The Mother Teresa rally proved to be a success on many fronts. Held on August 26, to mark her centenary, the rally drew over 3,000 persons. We know this because the police estimated that the area cordoned off for the participants holds 6,500, and we filled more than half the area. And this doesn’t count the large numbers who watched from the sidewalks on both sides of 34th Street, between 5th Ave. and Broadway.

Seventeen notables spoke at the rally (see pp. 10-12). There were politicians from both the Republican and Democrat Parties; there were celebrities, religious figures and New York icons; there were Albanians, African Americans, Indians, Irish, Italians, Jews, Latinos and others; there were Catholics, Protestants, Jews, Muslims and Hindus.
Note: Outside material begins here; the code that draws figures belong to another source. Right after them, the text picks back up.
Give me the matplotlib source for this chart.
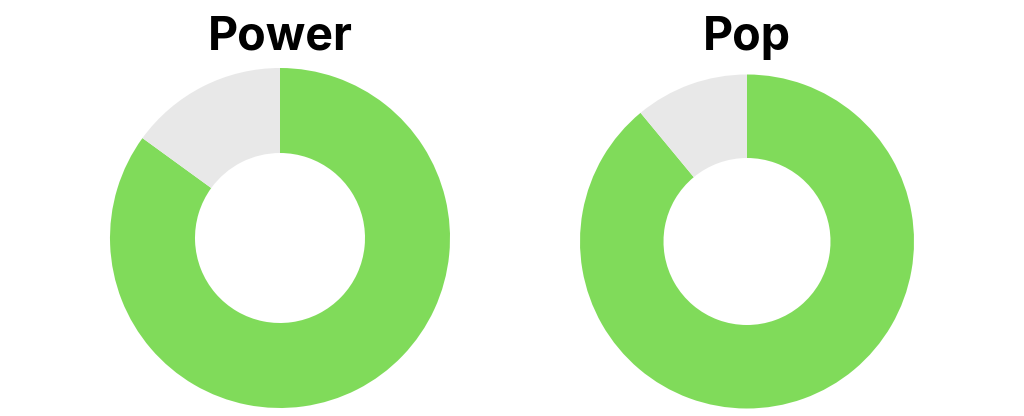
import matplotlib.pyplot as plt

titles = ["Power", "Pop"]
filled = [85, 89]
rest = [15, 11]

# pixel geometry of each donut: centre x, centre y (from top), outer radius
centers_x = [280, 747]
centers_y = [238, 241.5]
radii = [170, 167]
title_x = [280.5, 747]

green = '#80DB5A'
grey = '#E8E8E8'

W, H = 1024, 416
fig = plt.figure(figsize=(W / 100, H / 100), dpi=100)

for i in range(len(titles)):
    cx, cy, r = centers_x[i], centers_y[i], radii[i]
    ax = fig.add_axes([(cx - r) / W, (H - cy - r) / H, 2 * r / W, 2 * r / H])
    ax.pie([filled[i], rest[i]], colors=[green, grey], startangle=90,
           counterclock=False, radius=1,
           wedgeprops=dict(width=0.5, edgecolor='none', linewidth=0))
    ax.set_xlim(-1, 1)
    ax.set_ylim(-1, 1)
    ax.set_aspect('equal')
    ax.axis('off')
    fig.text(title_x[i] / W, (H - 50) / H, titles[i], ha='center', va='baseline',
             fontsize=33.5, fontweight='bold', family='Inter', color='#000000')

plt.savefig('out.png', dpi=100)
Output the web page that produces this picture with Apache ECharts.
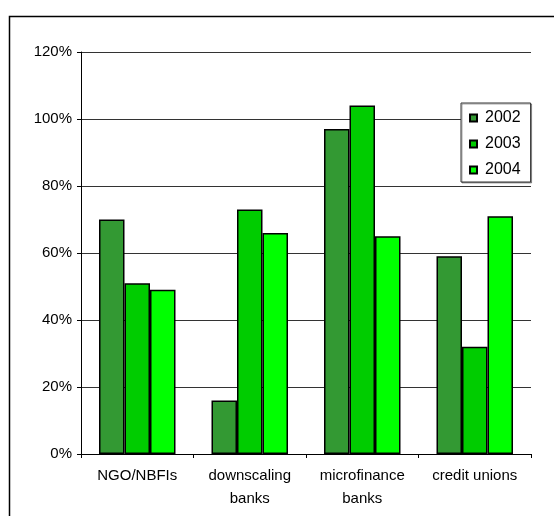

The diversity of the speakers proved our point: Mother Teresa transcended all demographic boundaries.

The TV coverage of the rally was spectacular: we led the evening news on practically every New York channel, as well as the next morning’s news. The newspaper coverage was mixed. The worst coverage was given by Newsday, which not only erred wildly in reporting the size of the crowd, it refused to print a letter by Jeff Field challenging its estimate.

Bill Donohue noted that it was a sign of Divine Providence that Anthony Malkin, the owner of the Empire State Building, was himself rejected when the New York City Council denied his request to prohibit the building of a new skyscraper in the vicinity of his trophy building. He was rejected the day before the rally.